Property, intangible

a blog about ownership of intellectual property rights and its licensing


MGA Entertainment Wins Bratz! (For Now)

Image from Counterfeit Chic

Staggering blow.”
Major reversal.”
Plastic cat fight of epic proportions.”
Astonishing loss.”
 
It just doesn’t get more dramatic than this.  In the everlasting dispute over ownership of the Bratz doll franchise, Mattel’s original $100 million verdict in the first trial is gone. Now Mattel gets a paltry $10,000 on an intentional interference claim and MGA Entertainment gets a whopping $88 million – still subject to trebling! – on a misappropriation of trade secret claim.  I think there is some old saw about stones and glass houses . . . .

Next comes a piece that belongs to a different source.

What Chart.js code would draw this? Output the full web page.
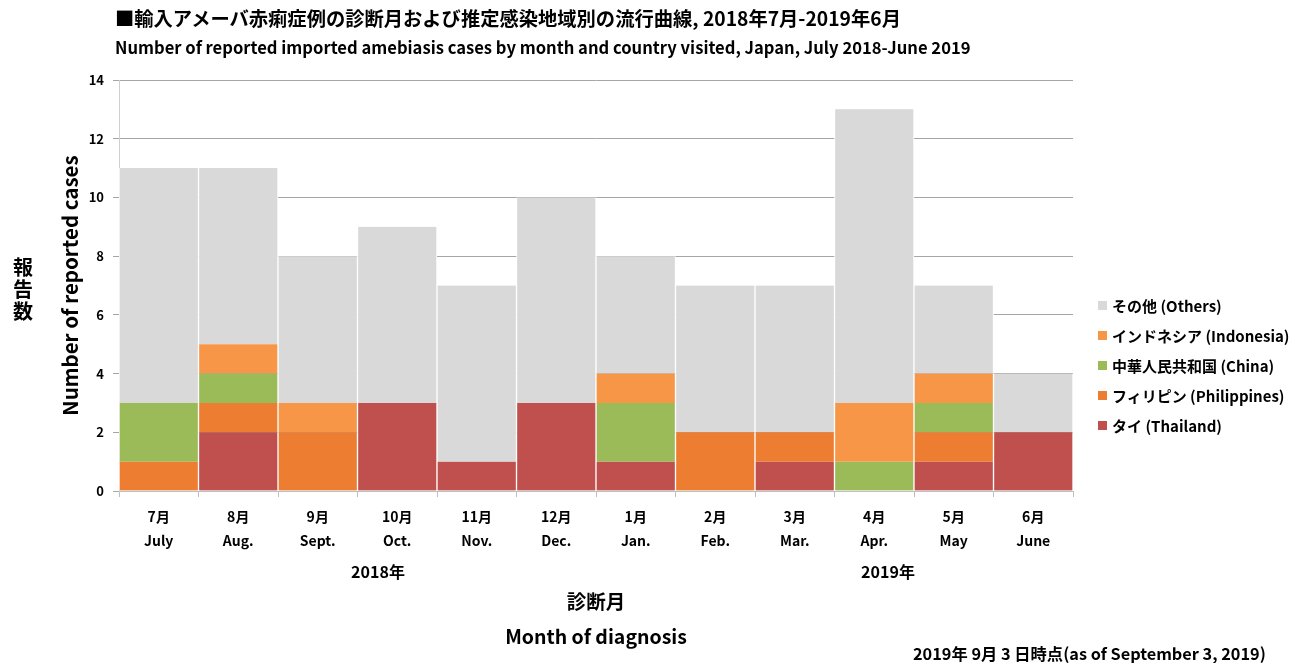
<!DOCTYPE html>
<html>
<head>
<meta charset="utf-8">
<script src="https://cdn.jsdelivr.net/npm/chart.js@4.4.1/dist/chart.umd.min.js"></script>
<style>
  body { margin:0; background:#fff; font-family:"Noto Sans CJK JP", sans-serif; font-weight:bold; color:#000; }
  #wrap { position:relative; width:1293px; height:663px; overflow:hidden; }
  #myChart { position:absolute; left:0; top:0; }
  .txt { position:absolute; white-space:nowrap; line-height:1; }
  #title { left:115px; top:9px; font-size:19.3px; }
  #subtitle { left:115px; top:39px; font-size:16.6px; }
  #yjp { left:12px; top:256px; font-size:20px; width:22px; line-height:22px; text-align:center; }
  .year { top:563px; font-size:16px; transform:translateX(-50%); }
  .xtitle { left:596px; font-size:19.5px; transform:translateX(-50%); }
  #footer { left:913px; top:645px; font-size:16.3px; }
  #legend { position:absolute; left:1098px; top:290px; font-size:15px; }
  #legend div { height:30px; display:flex; align-items:center; white-space:nowrap; }
  #legend span.box { display:inline-block; width:9px; height:9px; margin-right:5px; }
</style>
</head>
<body>
<div id="wrap">
  <canvas id="myChart" width="1293" height="663"></canvas>
  <div class="txt" id="title">■輸入アメーバ赤痢症例の診断月および推定感染地域別の流行曲線, 2018年7月-2019年6月</div>
  <div class="txt" id="subtitle">Number of reported imported amebiasis cases by month and country visited, Japan, July 2018-June 2019</div>
  <div class="txt" id="yjp">報<br>告<br>数</div>
  <div class="txt year" style="left:378px">2018年</div>
  <div class="txt year" style="left:888px">2019年</div>
  <div class="txt xtitle" style="top:591px">診断月</div>
  <div class="txt xtitle" style="top:626px">Month of diagnosis</div>
  <div class="txt" id="footer">2019年 9月 3 日時点(as of September 3, 2019)</div>
  <div id="legend"></div>
</div>
<script>
// months (jp / en)
const monthsJp = ["7月","8月","9月","10月","11月","12月","1月","2月","3月","4月","5月","6月"];
const monthsEn = ["July","Aug.","Sept.","Oct.","Nov.","Dec.","Jan.","Feb.","Mar.","Apr.","May","June"];

// cases per month, stacked bottom to top
const thailand    = [0,2,0,3,1,3,1,0,1,0,1,2];
const philippines = [1,1,2,0,0,0,0,2,1,0,1,0];
const china       = [2,1,0,0,0,0,2,0,0,1,1,0];
const indonesia   = [0,1,1,0,0,0,1,0,0,2,1,0];
const others      = [8,6,5,6,6,7,4,5,5,10,3,2];

const yTicks = [0,2,4,6,8,10,12,14];

const labels = monthsJp.map((m,i)=>[m, monthsEn[i]]);

const series = [
    {label:"タイ (Thailand)", data:thailand, color:"#c0504d"},
    {label:"フィリピン (Philippines)", data:philippines, color:"#ed7d31"},
    {label:"中華人民共和国 (China)", data:china, color:"#9bbb59"},
    {label:"インドネシア (Indonesia)", data:indonesia, color:"#f79646"},
    {label:"その他 (Others)", data:others, color:"#d9d9d9"}
];

const fontFam = '"Noto Sans CJK JP", sans-serif';

var ctx = document.getElementById('myChart');
const myChart = new Chart(ctx,{
    type:'bar',
    data:{
        labels:labels,
        datasets:series.map(s=>({
            label:s.label,
            data:s.data,
            backgroundColor:s.color,
            borderColor:"#ffffff",
            borderWidth:{left:1,right:1,top:0,bottom:0},
            borderSkipped:false,
            barPercentage:1,
            categoryPercentage:1
        }))
    },
    options:{
        responsive:false,
        animation:false,
        layout:{
            padding:{top:80, left:58, right:220, bottom:0}
        },
        plugins:{
            legend:{display:false},
            tooltip:{enabled:false}
        },
        scales:{
            x:{
                stacked:true,
                afterFit:(s)=>{ s.height = 172; },
                grid:{
                    drawOnChartArea:false,
                    color:"#bfbfbf",
                    tickLength:6
                },
                border:{color:"#bfbfbf"},
                ticks:{
                    color:"#000",
                    padding:8,
                    maxRotation:0,
                    font:{family:fontFam, size:14, weight:'bold', lineHeight:1.7}
                }
            },
            y:{
                stacked:true,
                min:0,
                max:14,
                afterFit:(s)=>{ s.width = 61; },
                afterBuildTicks:(s)=>{ s.ticks = yTicks.map(v=>({value:v})); },
                grid:{
                    color:"#a6a6a6",
                    tickLength:6
                },
                border:{color:"#d0d0d0"},
                ticks:{
                    color:"#000",
                    padding:9,
                    font:{family:fontFam, size:13, weight:'bold'}
                },
                title:{
                    display:true,
                    text:"Number of reported cases",
                    color:"#000",
                    padding:0,
                    font:{family:fontFam, size:20.5, weight:'bold'}
                }
            }
        }
    }
});

// legend, top item = top of the stack
const legend = document.getElementById('legend');
series.slice().reverse().forEach((s)=>{
    const row = document.createElement('div');
    row.innerHTML = '<span class="box" style="background:'+s.color+'"></span>'+s.label;
    legend.appendChild(row);
});
</script>
</body>
</html>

While the damages were awarded for misappropriation of trade secret, I’m mostly interested in the dispute over the ownership of the copyright in the Bratz doll and trademarks in the Bratz names.  Where we last stood, the court of appeals held that designer Carter Bryant’s invention assignment agreement was ambiguous and the jury should decide whether he designed the Bratz dolls in the course of his employment with Mattel.  The answer was “no,” according to the verdict form, which means that trademarks weren’t “inventions” and that Carter Bryant didn’t design the dolls “at any time during my employment” – but we don’t know whether it was because they were designed during his non-duty hours or because it was during a period when he was not employed by Mattel.

Good advice from Steptoe & Johnson:  “The lesson? Employment agreements assigning rights to intellectual property must be absolutely clear in scope – including the use of terms of art such as ‘copyright,’ ‘inventions,’ ‘ideas’ and ‘scope of employment.’ Without such clarity, courts will leave the interpretation of such provisions to the jury – where the results, as the Bratz case demonstrates, are a roll of the dice.”

And don’t forget how much this case has cost Mattel.  “It means they wasted $400 million or so of shareholder money to get zero return,” reports MSN Money.  Yowza.

Expect to see some post-trial motions, followed on by appeals.  This dispute is far from over.


Mattel Inc. v. MGA Entertainment, Inc., No. CV 04-09049-DOC (RNBx) (C.D. Calif.).